For Cascade students willing to travel 1,500 miles to continue their education, Oklahoma Christian will offer $3,000-a-year scholarships — in addition to any financial aid they were already receiving.
“I know a number of students have decided to band together and go down to OC,” Goad said.
FIGHT FOR CASCADE
Although she will graduate in the spring, Winegardner started a Fight for Cascade group on Facebook, an online social networking site. Hundreds of Cascade supporters joined the group.
But as the situation has become more real to her, Winegardner said, she has come to view the fight as more of a prayer for a miracle than an endeavor with a realistic chance for success.
“For me, just seeing the impact that the closing will have on the churches … is what makes me most sad,” she said. “I also know that God has a plan.
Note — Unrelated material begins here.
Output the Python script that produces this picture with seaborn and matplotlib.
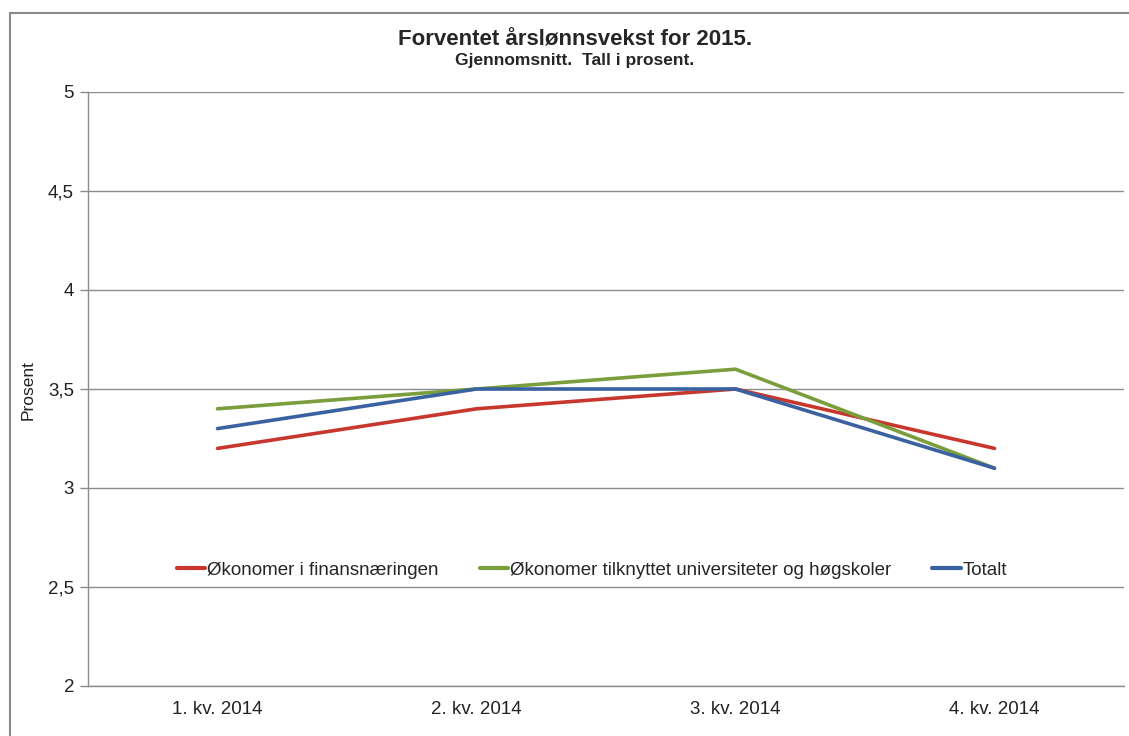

I have faith that he knows what he’s doing.”
Like many, Amanda Evans, a 2005 Cascade graduate who attends the East County church in Gresham, Ore., grieves the demise of her alma mater.
Her late grandfather, Orville Evans, and her father, Dennis Evans, both served on Cascade’s board. Her parents, aunts and uncles attended Columbia Christian. She met her best friends at Cascade.
“I was able to explore my faith and grow in my relationship with Christ more than any other time in my life while attending Cascade,” said Amanda Evans, who referred to Cascade in a blog post as “that Northwest corner of heaven.”
For Goad, the challenge is to help Cascade finish strong, he said.
He said he will work to make sure all students and employees “land in a good place for the next chapter of their lives.”
Since the announcement, Goad said, he senses that school spirit is at an “all-time high.” Just days after the unwelcome news, hundreds gathered to cheer on the Cascade soccer team in a playoff game.
A 15-year reunion for all past and present students, faculty and staff members is planned the weekend of the final graduation ceremonies in early May.
“If this is our last year, we’re going to go out with a bang,” said Kyle Hutchinson, vice president of the student government association.